Have you configured using OVN networks for this? As I think you may also have problems with DHCP, as it will potentially give out the same address to multiple instances.

https://www.youtube.com/watch?v=1M__Rm9iZb8

https://linuxcontainers.org/lxd/docs/master/reference/network_ovn/

In this setup you would define an uplink network that uses a physical connection to the shared L2 between cluster members and the router (10.0.1.0/24 in this case).

Then the OVN layer would create a virtual distributed router across all of the cluster members that uses a single IP on the uplink network. It will then manage automatically which physical LXD cluster member the uplink gateway port will be active on (and failover if one of them goes down).

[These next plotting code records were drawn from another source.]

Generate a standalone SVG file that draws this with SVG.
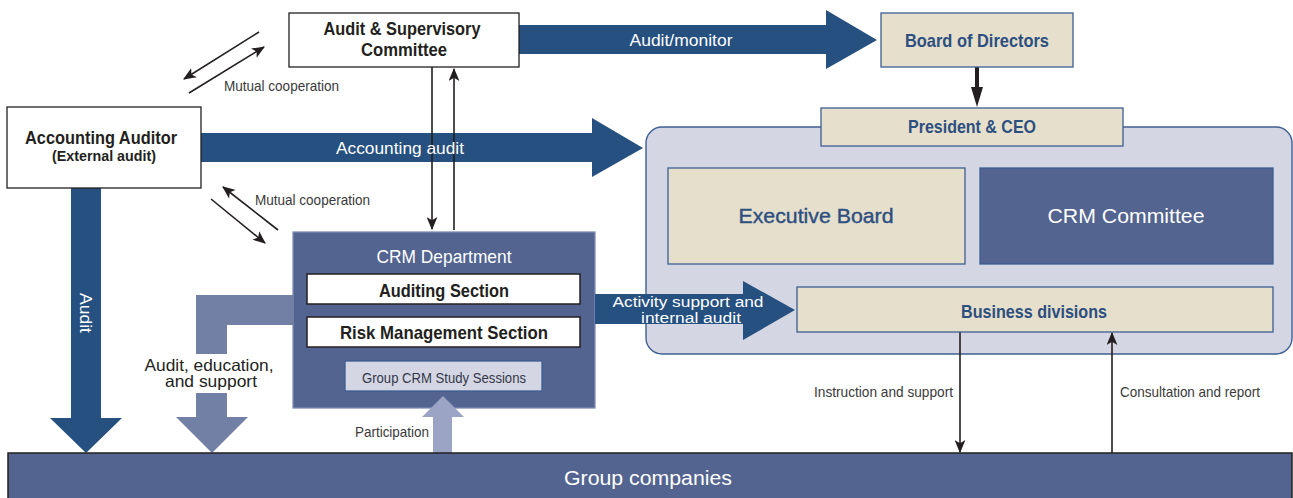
<svg xmlns="http://www.w3.org/2000/svg" width="1293" height="498" viewBox="0 0 1293 498">
<defs>
<style>
.nar{font-family:"Liberation Sans Narrow","Liberation Sans",Arial,sans-serif}
.reg{font-family:"Liberation Sans",Arial,sans-serif}
.b{font-weight:bold}
.blk{fill:#231f20}
.wht{fill:#ffffff}
.blu{fill:#2d4f80}
.lbl{fill:#3a3a3a}
.wbox{fill:#ffffff;stroke:#231f20;stroke-width:1.3}
.beige{fill:#e5dfcc;stroke:#3d5f93;stroke-width:1.3}
.dark{fill:#25507f}
.thin{stroke:#231f20;stroke-width:1.6;fill:none;marker-end:url(#ah)}
</style>
<marker id="ah" viewBox="0 0 12 10" refX="11" refY="5" markerWidth="13" markerHeight="11" markerUnits="userSpaceOnUse" orient="auto">
<path d="M0,0 L12,5 L0,10 L3,5 Z" fill="#231f20"/>
</marker>
</defs>
<rect width="1293" height="498" fill="#ffffff"/>

<g id="management">
<rect x="646" y="127" width="646" height="227" rx="16" fill="#d4d7e3" stroke="#3d5f93" stroke-width="1.4"/>
</g>

<g id="crm-department">
<rect x="293" y="232" width="302" height="176" fill="#52648f" stroke="#7e8db5" stroke-width="1.3"/>
<text class="nar wht" x="444" y="263" font-size="18.5" text-anchor="middle" textLength="135" lengthAdjust="spacingAndGlyphs">CRM Department</text>
<rect x="307" y="274" width="273" height="30" fill="#ffffff" stroke="#231f20" stroke-width="1.5"/>
<text class="nar b blk" x="444" y="297" font-size="19" text-anchor="middle" textLength="130" lengthAdjust="spacingAndGlyphs">Auditing Section</text>
<rect x="307" y="317" width="273" height="30" fill="#ffffff" stroke="#231f20" stroke-width="1.5"/>
<text class="nar b blk" x="444" y="339" font-size="19" text-anchor="middle" textLength="208" lengthAdjust="spacingAndGlyphs">Risk Management Section</text>
<rect x="345" y="361" width="197" height="30" fill="#d4d7e3" stroke="#3d5f93" stroke-width="1.3"/>
<text class="nar" x="444" y="383" font-size="15" text-anchor="middle" fill="#33364a" textLength="164" lengthAdjust="spacingAndGlyphs">Group CRM Study Sessions</text>
</g>

<g id="connectors">
<polygon class="dark" points="519,25 826,25 826,10 877,40 826,69 826,54 519,54"/>
<polygon class="dark" points="201,133 592,133 592,118 643,148 592,177 592,162 201,162"/>
<polygon class="dark" points="71,188 101,188 101,418 122,418 86,453 50,418 71,418"/>
<polygon class="dark" points="595,294 743,294 743,281 795,310 743,340 743,324 595,324"/>
<polygon fill="#7280a6" points="293,295 196,295 196,417 176,417 212,453 248,417 227,417 227,325 293,325"/>
<rect x="190" y="354" width="44" height="39" fill="#ffffff"/>
<polygon fill="#9ba4c4" points="433,453 433,417 422,417 443,396 464,417 452,417 452,453"/>
<line class="thin" x1="259" y1="32" x2="184" y2="79"/>
<line class="thin" x1="189" y1="93" x2="264" y2="47"/>
<line class="thin" x1="278" y1="230" x2="223" y2="187"/>
<line class="thin" x1="211" y1="199" x2="265" y2="243"/>
<line class="thin" x1="432" y1="67" x2="432" y2="229"/>
<line class="thin" x1="454" y1="230" x2="454" y2="69"/>
<line class="thin" x1="960" y1="332" x2="960" y2="452"/>
<line class="thin" x1="1112" y1="453" x2="1112" y2="333"/>
<line x1="977" y1="67" x2="977" y2="90" stroke="#231f20" stroke-width="4"/>
<polygon points="971,87 983,87 977,107" fill="#231f20"/>
<text class="reg wht" x="681" y="46" font-size="17" text-anchor="middle" textLength="103" lengthAdjust="spacingAndGlyphs">Audit/monitor</text>
<text class="reg wht" x="400" y="154" font-size="17" text-anchor="middle" textLength="128" lengthAdjust="spacingAndGlyphs">Accounting audit</text>
<text class="reg wht" x="688" y="307" font-size="15.5" text-anchor="middle" textLength="151" lengthAdjust="spacingAndGlyphs">Activity support and</text>
<text class="reg wht" x="691" y="323" font-size="15.5" text-anchor="middle" textLength="100" lengthAdjust="spacingAndGlyphs">internal audit</text>
<text class="reg wht" font-size="17" text-anchor="middle" transform="translate(86,313) rotate(90)" y="6" textLength="40" lengthAdjust="spacingAndGlyphs">Audit</text>
<text class="nar lbl" x="224" y="91" font-size="15" textLength="115" lengthAdjust="spacingAndGlyphs">Mutual cooperation</text>
<text class="nar lbl" x="255" y="205" font-size="15" textLength="115" lengthAdjust="spacingAndGlyphs">Mutual cooperation</text>
<text class="reg blk" x="209" y="371" font-size="16.5" text-anchor="middle" textLength="129" lengthAdjust="spacingAndGlyphs">Audit, education,</text>
<text class="reg blk" x="211" y="387" font-size="16.5" text-anchor="middle" textLength="92" lengthAdjust="spacingAndGlyphs">and support</text>
<text class="nar lbl" x="429" y="437" font-size="15" text-anchor="end" textLength="74" lengthAdjust="spacingAndGlyphs">Participation</text>
<text class="nar lbl" x="814" y="397" font-size="15" textLength="139" lengthAdjust="spacingAndGlyphs">Instruction and support</text>
<text class="nar lbl" x="1120" y="397" font-size="15" textLength="140" lengthAdjust="spacingAndGlyphs">Consultation and report</text>
</g>

<g id="audit-supervisory-committee">
<rect class="wbox" x="289" y="13" width="230" height="54"/>
<text class="nar b blk" x="402" y="35" font-size="18.5" text-anchor="middle" textLength="157" lengthAdjust="spacingAndGlyphs">Audit &amp; Supervisory</text>
<text class="nar b blk" x="404" y="56" font-size="18.5" text-anchor="middle" textLength="86" lengthAdjust="spacingAndGlyphs">Committee</text>
</g>

<g id="accounting-auditor">
<rect class="wbox" x="7" y="107" width="194" height="81"/>
<text class="nar b blk" x="101" y="144" font-size="18.5" text-anchor="middle" textLength="152" lengthAdjust="spacingAndGlyphs">Accounting Auditor</text>
<text class="nar b blk" x="104" y="161" font-size="15" text-anchor="middle" textLength="104" lengthAdjust="spacingAndGlyphs">(External audit)</text>
</g>

<g id="board-of-directors">
<rect class="beige" x="881" y="13" width="192" height="54"/>
<text class="nar b blu" x="977" y="47" font-size="18.5" text-anchor="middle" textLength="144" lengthAdjust="spacingAndGlyphs">Board of Directors</text>
</g>

<g id="president-ceo">
<rect class="beige" x="821" y="108" width="302" height="38"/>
<text class="nar b blu" x="972" y="133" font-size="18.5" text-anchor="middle" textLength="128" lengthAdjust="spacingAndGlyphs">President &amp; CEO</text>
</g>

<g id="executive-board">
<rect class="beige" x="668" y="168" width="297" height="96"/>
<text class="reg blu" x="816" y="223" font-size="21" text-anchor="middle" textLength="155" lengthAdjust="spacingAndGlyphs" stroke="#2d4f80" stroke-width="0.4">Executive Board</text>
</g>

<g id="crm-committee">
<rect x="980" y="168" width="293" height="96" fill="#52648f" stroke="#3d5f93" stroke-width="1.3"/>
<text class="reg wht" x="1126" y="223" font-size="21" text-anchor="middle" textLength="157" lengthAdjust="spacingAndGlyphs">CRM Committee</text>
</g>

<g id="business-divisions">
<rect class="beige" x="797" y="287" width="476" height="45"/>
<text class="nar b blu" x="1034" y="318" font-size="18.5" text-anchor="middle" textLength="146" lengthAdjust="spacingAndGlyphs">Business divisions</text>
</g>

<g id="group-companies">
<rect x="8" y="453" width="1284" height="50" fill="#52648f" stroke="#231f20" stroke-width="1.5"/>
<text class="reg wht" x="648" y="485" font-size="20" text-anchor="middle" textLength="168" lengthAdjust="spacingAndGlyphs">Group companies</text>
</g>
</svg>
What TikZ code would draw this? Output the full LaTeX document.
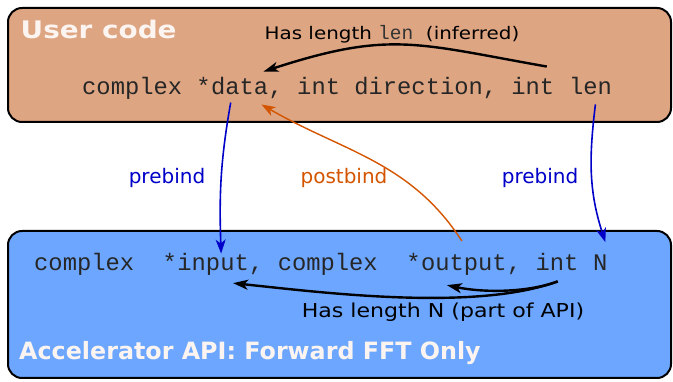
\documentclass[tikz,border=0pt]{standalone}
\usepackage{fontspec}
\setmainfont{DejaVu Sans}
\newfontfamily\widesans{DejaVu Sans}[FakeStretch=1.15]
\setmonofont{Liberation Mono}
\usetikzlibrary{arrows.meta,positioning}
\definecolor{usertan}{RGB}{222,165,130}
\definecolor{apiblue}{RGB}{108,166,255}
\definecolor{bindblue}{RGB}{0,0,200}
\definecolor{bindorange}{RGB}{212,85,0}
\newcommand{\cw}{14.28pt}
\tikzset{
  panel/.style={draw=black,line width=2pt,rounded corners=14pt,inner sep=0pt},
  code/.style={font=\fontsize{23.8}{23.8}\ttfamily,text=black!85,inner sep=0pt,anchor=base west},
  title/.style={font=\fontsize{23.8}{23.8}\selectfont\bfseries,text=white!88!usertan,inner sep=0pt,anchor=base west},
  widetitle/.style={title,font=\fontsize{24.2}{24.2}\widesans\bfseries},
  note/.style={font=\fontsize{#1}{#1}\widesans,inner sep=0pt},
  bindlabel/.style={font=\fontsize{20}{20}\selectfont,inner sep=0pt},
  prearrow/.style={draw=bindblue,line width=1.6pt,-{Stealth[length=14pt,width=10pt,inset=4pt]}},
  postarrow/.style={draw=bindorange,line width=1.4pt,-{Stealth[length=14pt,width=10pt,inset=4pt]}},
  lenarrow/.style={draw=black,line width=2.4pt,-{Stealth[length=15pt,width=10pt,inset=4pt]}},
}

\begin{document}
\begin{tikzpicture}[x=1pt,y=-1pt]
\useasboundingbox (0,0) rectangle (673,382);

% ---- the two panels
\node[panel,fill=usertan,minimum width=663pt,minimum height=114pt] (user) at (339.5,65) {};
\node[panel,fill=apiblue,minimum width=663pt,minimum height=147pt] (api) at (339.5,304.5) {};
\node[widetitle] (usertitle) at (20.5,39) {User code};
\node[title] (apititle) at (19,360) {Accelerator API: Forward FFT Only};

% ---- user signature
\node[code] (u1) at (82,95) {complex *};
\node[code] (data) at (u1.base east) {data};
\node[code] (u2) at (data.base east) {, int direction, int};
\node[code] (len) at ([xshift=\cw]u2.base east) {len};
\node[note=17.3] (inferred) at (392,34)
  {Has length {\fontsize{19.5}{19.5}\ttfamily\color{black!80}len}\ \ (inferred)};

% ---- accelerator signature
\node[code] (a1) at (34,271) {complex\ \ *};
\node[code] (input) at (a1.base east) {input};
\node[code] (a2) at (input.base east) {, complex\ \ *};
\node[code] (output) at (a2.base east) {output};
\node[code] (a3) at (output.base east) {, int};
\node[code] (N) at ([xshift=\cw]a3.base east) {N};
\node[note=19.2] (partapi) at (443,312) {Has length N (part of API)};

% ---- binding labels
\node[bindlabel,text=bindblue] (pre1) at (167,178) {prebind};
\node[bindlabel,text=bindorange] (post) at (344,178) {postbind};
\node[bindlabel,text=bindblue] (pre2) at (540,178) {prebind};

% ---- connectors
\draw[lenarrow] ([xshift=-22pt,yshift=11pt]len.north west) to[out=170,in=18,looseness=1.2] ([xshift=-5pt,yshift=6pt]data.north east);
\draw[prearrow] ([xshift=-9pt,yshift=-7pt]data.south) to[out=-100,in=92] ([xshift=8pt]input.north);
\draw[prearrow] ([xshift=5pt,yshift=-9pt]len.south) to[out=-97,in=108] ([xshift=5pt,yshift=13pt]N.north);
\draw[postarrow] ([xshift=-2pt,yshift=14pt]output.north) to[out=123,in=-30] ([xshift=-7pt,yshift=-9pt]data.south east);
\draw[lenarrow] ([xshift=-21pt,yshift=-6pt]a3.south east) to[out=200,in=-6,looseness=0.7] ([xshift=-16pt,yshift=-7pt]input.south east);
\draw[lenarrow] ([xshift=-21pt,yshift=-6pt]a3.south east) to[out=200,in=-12,looseness=0.8] ([xshift=-17pt,yshift=-9pt]output.south);
\end{tikzpicture}
\end{document}
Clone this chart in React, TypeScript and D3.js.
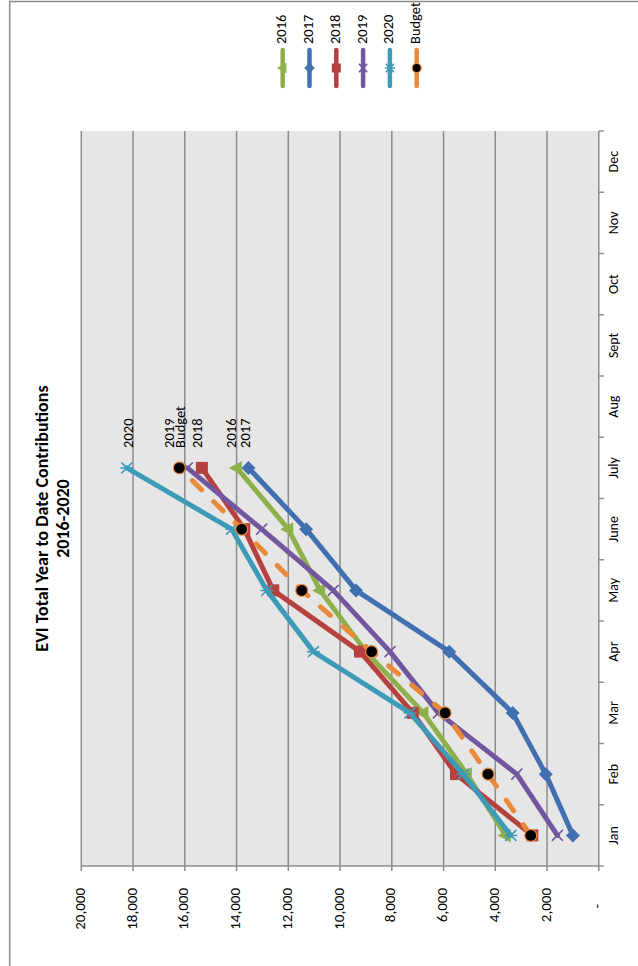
import { useEffect, useRef } from "react";
import * as d3 from "d3";

// chart values
const months = ["Jan", "Feb", "Mar", "Apr", "May", "June", "July", "Aug", "Sept", "Oct", "Nov", "Dec"];
const seriesNames = ["2016", "2017", "2018", "2019", "2020", "Budget"];
const v2016 = [3600, 5100, 6780, 9000, 10770, 12000, 13990];
const v2017 = [1000, 2050, 3330, 5780, 9380, 11310, 13540];
const v2018 = [2570, 5520, 7190, 9230, 12580, 13700, 15340];
const v2019 = [1600, 3170, 6200, 8070, 10260, 13030, 15900];
const v2020 = [3400, 5240, 7300, 11030, 12830, 14190, 18240];
const vBudget = [2630, 4280, 5940, 8780, 11480, 13800, 16210];
const valueTicks = [0, 2000, 4000, 6000, 8000, 10000, 12000, 14000, 16000, 18000, 20000];

const seriesValues = [v2016, v2017, v2018, v2019, v2020, vBudget];
const colors = ["#8db04a", "#4170b0", "#b7413e", "#72569e", "#3d9bb7", "#e98a3a"];
const markerKinds = ["triangle", "diamond", "square", "cross", "star", "circle"];
// small hand nudges of the end labels, as placed in the original
const labelNudge = [-4, -1.5, -3.5, -17, 3, 2.5];

const W = 966;
const H = 638;
const FONT = 'Carlito, Lato, "Open Sans", sans-serif';

function drawMarker(sel: any, kind: string, color: string, k = 1) {
  if (kind === "triangle") {
    sel.append("path").attr("d", `M0,${-8 * k}L${7 * k},${5 * k}L${-7 * k},${5 * k}Z`).attr("fill", color);
  } else if (kind === "diamond") {
    const r = 7 * k;
    sel.append("path").attr("d", `M0,${-r}L${r},0L0,${r}L${-r},0Z`).attr("fill", color);
  } else if (kind === "square") {
    const s = 12 * k;
    sel.append("rect").attr("x", -s / 2).attr("y", -s / 2).attr("width", s).attr("height", s).attr("fill", color);
  } else if (kind === "cross") {
    const r = 5.5 * k;
    sel.append("path").attr("d", `M${-r},${-r}L${r},${r}M${-r},${r}L${r},${-r}`)
      .attr("stroke", color).attr("stroke-width", 1.5).attr("fill", "none");
  } else if (kind === "star") {
    const r = 5.5 * k;
    sel.append("path").attr("d", `M${-r},${-r}L${r},${r}M${-r},${r}L${r},${-r}M0,${-r - 1}L0,${r + 1}`)
      .attr("stroke", color).attr("stroke-width", 1.5).attr("fill", "none");
  } else {
    sel.append("circle").attr("r", 6 * k).attr("fill", "#000").attr("stroke", color).attr("stroke-width", 1.2);
  }
}

export default function App() {
  const svgRef = useRef<SVGSVGElement>(null);

  useEffect(() => {
    if (!svgRef.current) return;
    const svg = d3.select(svgRef.current);
    svg.selectAll("*").remove();

    // whole chart is laid out landscape, then turned a quarter counter-clockwise
    const g = svg.append("g").attr("transform", `translate(0,${W}) rotate(-90)`).style("font-family", FONT);

    g.append("rect")
      .attr("x", -10).attr("y", 9.7).attr("width", 974.5).attr("height", 660)
      .attr("fill", "#fff").attr("stroke", "#8a8a8a").attr("stroke-width", 1.5);

    const x = d3.scaleBand().domain(months).range([100, 835]);
    const y = d3.scaleLinear().domain([0, 20000]).range([598.8, 81.3]);
    const xc = (i: number) => (x(months[i]) ?? 0) + x.bandwidth() / 2;

    // plot area
    g.append("rect")
      .attr("x", 100).attr("y", y(20000)).attr("width", 735).attr("height", y(0) - y(20000))
      .attr("fill", "#e6e6e6");

    g.selectAll(".grid")
      .data(valueTicks.filter((v) => v > 0))
      .enter()
      .append("line")
      .attr("x1", 100).attr("x2", 835)
      .attr("y1", (d) => y(d)).attr("y2", (d) => y(d))
      .attr("stroke", "#8c8c8c").attr("stroke-width", 1.5);

    // value axis
    g.append("line").attr("x1", 100).attr("x2", 100).attr("y1", y(20000)).attr("y2", y(0))
      .attr("stroke", "#8c8c8c").attr("stroke-width", 1.5);
    g.selectAll(".vtick")
      .data(valueTicks)
      .enter()
      .append("line")
      .attr("x1", 95).attr("x2", 100)
      .attr("y1", (d) => y(d)).attr("y2", (d) => y(d))
      .attr("stroke", "#8c8c8c").attr("stroke-width", 1.5);
    g.selectAll(".vlabel")
      .data(valueTicks)
      .enter()
      .append("text")
      .attr("x", (d) => (d === 0 ? 62 : 78))
      .attr("y", (d) => y(d))
      .attr("text-anchor", "end")
      .attr("dominant-baseline", "middle")
      .attr("font-size", 15)
      .attr("fill", "#000")
      .text((d) => (d === 0 ? "-" : d3.format(",")(d)));

    // category axis
    g.append("line").attr("x1", 100).attr("x2", 835).attr("y1", y(0)).attr("y2", y(0))
      .attr("stroke", "#8c8c8c").attr("stroke-width", 1.5);
    const edges = months.map((m) => x(m) ?? 0).concat([835]);
    g.selectAll(".ctick")
      .data(edges)
      .enter()
      .append("line")
      .attr("x1", (d) => d).attr("x2", (d) => d)
      .attr("y1", y(0)).attr("y2", y(0) + 5)
      .attr("stroke", "#8c8c8c").attr("stroke-width", 1.5);
    g.selectAll(".clabel")
      .data(months)
      .enter()
      .append("text")
      .attr("x", (_d, i) => xc(i))
      .attr("y", 615)
      .attr("text-anchor", "middle")
      .attr("dominant-baseline", "middle")
      .attr("font-size", 14)
      .attr("fill", "#000")
      .text((d) => d);

    // series
    const line = d3.line<number>().x((_d, i) => xc(i)).y((d) => y(d));
    seriesValues.forEach((vals, s) => {
      const isBudget = seriesNames[s] === "Budget";
      g.append("path")
        .attr("d", line(vals))
        .attr("fill", "none")
        .attr("stroke", colors[s])
        .attr("stroke-width", 5)
        .attr("stroke-linejoin", "round")
        .attr("stroke-linecap", "round")
        .attr("stroke-dasharray", isBudget ? "13,17" : null);
      vals.forEach((v, i) => {
        const m = g.append("g").attr("transform", `translate(${xc(i)},${y(v)})`);
        drawMarker(m, markerKinds[s], colors[s]);
      });
    });

    // end-of-line labels
    seriesValues.forEach((vals, s) => {
      const last = vals.length - 1;
      g.append("text")
        .attr("x", xc(last) + 20)
        .attr("y", y(vals[last]) + labelNudge[s])
        .attr("dominant-baseline", "middle")
        .attr("font-size", 14.5)
        .attr("fill", "#000")
        .text(seriesNames[s]);
    });

    // title
    const title = g.append("text")
      .attr("x", 447.5)
      .attr("text-anchor", "middle")
      .attr("font-weight", "bold")
      .attr("font-size", 18)
      .attr("fill", "#000");
    title.append("tspan").attr("x", 447.5).attr("y", 48).text("EVI Total Year to Date Contributions");
    title.append("tspan").attr("x", 447.5).attr("y", 68.5).text("2016-2020");

    // legend
    seriesNames.forEach((name, s) => {
      const ly = 282.7 + s * 26.8;
      const lg = g.append("g").attr("transform", `translate(0,${ly})`);
      lg.append("line")
        .attr("x1", 880).attr("x2", 916)
        .attr("stroke", colors[s]).attr("stroke-width", 4.5)
        .attr("stroke-linecap", "round");
      const mk = lg.append("g").attr("transform", "translate(898,0)");
      drawMarker(mk, markerKinds[s], colors[s], 0.75);
      lg.append("text")
        .attr("x", 922)
        .attr("dominant-baseline", "middle")
        .attr("font-size", 14.5)
        .attr("fill", "#000")
        .text(name);
    });
  }, []);

  return (
    <svg
      ref={svgRef}
      width={H}
      height={W}
      style={{ position: "absolute", left: 0, top: 0, background: "#fff" }}
    />
  );
}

Then the virtual OVN network would have the subnet 10.8.8.0/24, and the internal virtual OVN router would have the IP 10.8.8.1. It would provide distributed DHCP and DNS services to your instances.

Then LXD, using its BGP features, could announce the OVN network’s 10.8.8.0/24 subnet to your router with a next-hop address of the OVN’s virtual router address on the uplink port. Ingress traffic would then flow towards whichever LXD cluster member the OVN gateway port was active on.

For intra-network traffic, OVN will setup and manage geneve tunnels between the LXD cluster members.

DHCP shouldn’t be a problem. DHCP server should perform a conflict detection before it assign address to a client, but with abovementioned arp problems it would also don’t work. :slightly_frowning_face: Unless it would consult LXD database that hold information about mac and IP addresses. I guess it does because it is possible to add static leases. I am not sure how your implementation of DHCP work under the hood.

I considered OVN and I was trying to actively avoid using it, as every tutorial that i found on Web was using nat, even a video above.
In lxd documentation it is also stated that "A high availability OVN cluster requires a shared layer 2 network" and not all my cluster members have a shared L2 network. I am using BGP, in my example, because creating multihomed shared network, without nat, for vms/containers on cluster’s nodes located on different network segments, was actually the goal of my setup.
Also I have zero experience with OVN and I am not sure if it will be suitable for my goal.
If You don’t mind i have a few questions about OVN:

  1. Can I create OVN cluster without shared L2 and use router L3 instead?
  2. Does multicast work on inside ovn networks?
  3. Can OVN work without nat?
  4. Can OVN be connected to vxlan setup that is used also outside of lxd?

Hopefully OVN would be a solution for that.

I am very happy that lxd is growing into such a wide spectrum of solutions. Tho it would be amazing if creating a cluster allow us to set which parts of a cluster are shared and which are not. Or even if cluster nodes allow us to create one network that is shared and another that node specific. Something similar to projects features and size property on cluster storage pools. Anyway Thank you for considering my problem, I understand that it may be a little niche.

Can I create OVN cluster without shared L2 and use router L3 instead?

OVN needs a shared L2 for the uplink network so that it can migrate each virtual network’s router external IP to a different chassis if one cluster member goes down. As OVN will select a single chassis (per OVN network) to use for ingress/egress traffic to/from the uplink.

Does multicast work on inside ovn networks?

I’m not sure, I believe broadcast does, so it may do.

Can OVN work without nat?

Absolutely. There are various options for using routed IPs inside an OVN network.

Can OVN be connected to vxlan setup that is used also outside of lxd.

Depends on what the purpose is for. But the uplink network can be any unused physical interface.